Russian Hackers, DHS, and the US Election
Over the holiday I was catching up on some reading and was tuned into an interesting article by a colleague of mine. There’s been a lot of noise lately about Russia’s potential impact in the US electoral process in November. Regardless of political views, there does appear to be malicious spear phishing attacks perpetrated by the Russian civilian and military intelligence Services (RIS).
Last week DHS and the FBI put out a whitepaper detailing the political hacking campaign and recommended mitigation strategies (click for full report).
In these attacks against sensitive US targets the “Grizzly Steppe” (as the RIS attack is being referred to) utilized apparently harmless, friendly emails encouraging people to change passwords or disclose other sensitive information. The Russians then directed the unsuspecting targets to apparently legitimate websites to enter in personal data that was later used to exploit critical US infrastructure.
What can be done to prevent cyber attacks as outlined in this article? It appears that training personnel would be top of the list for prevention, however DHS makes a host of clear security recommendations, stating that implementing these procedures may prevent upwards of 85% of cyber attacks:
- Restricting Administrative Privileges
- Network Segmentation and Segregation into Security Zones
- Understanding Firewalls
While this specific attack was directly targeting individual employees, it does deserve notice for the cunning ability of hackers to penetrate our sensitive federal networks.
In addition to the (above listed) mitigation strategies, the DHS paper also recommended penetration testing as a potential strategy for thwarting bad guys.

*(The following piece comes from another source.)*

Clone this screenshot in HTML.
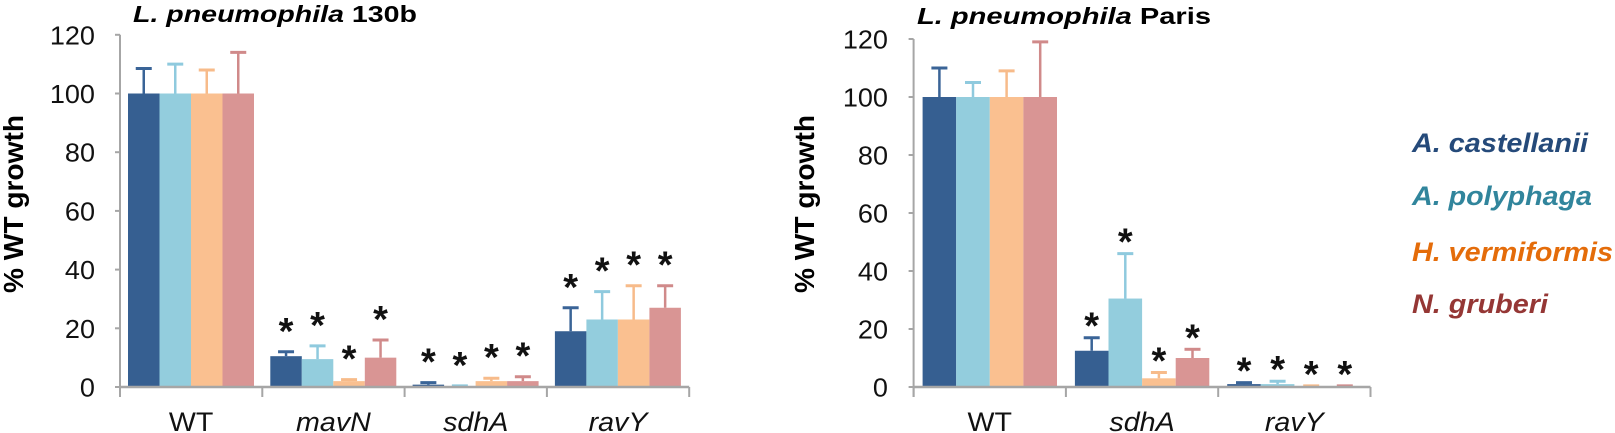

A lot of focus attends to the Application layer of the client but close attention should also be paid to Layer 3 access of critical network elements. Do you have “hardened network security”, but still allow an undefined and unlogged set of personnel to access core network elements Out-of-Band? How is remote repair accomplished for reconfiguration or power rebooting in a secure fashion?
I’d argue that as important as training and good email habits are to protecting sensitive data, so are core network security protocols. Take a look at partners that can provide the mandated encryption and logging security to ensure OOB sessions are not part of your network vulnerability.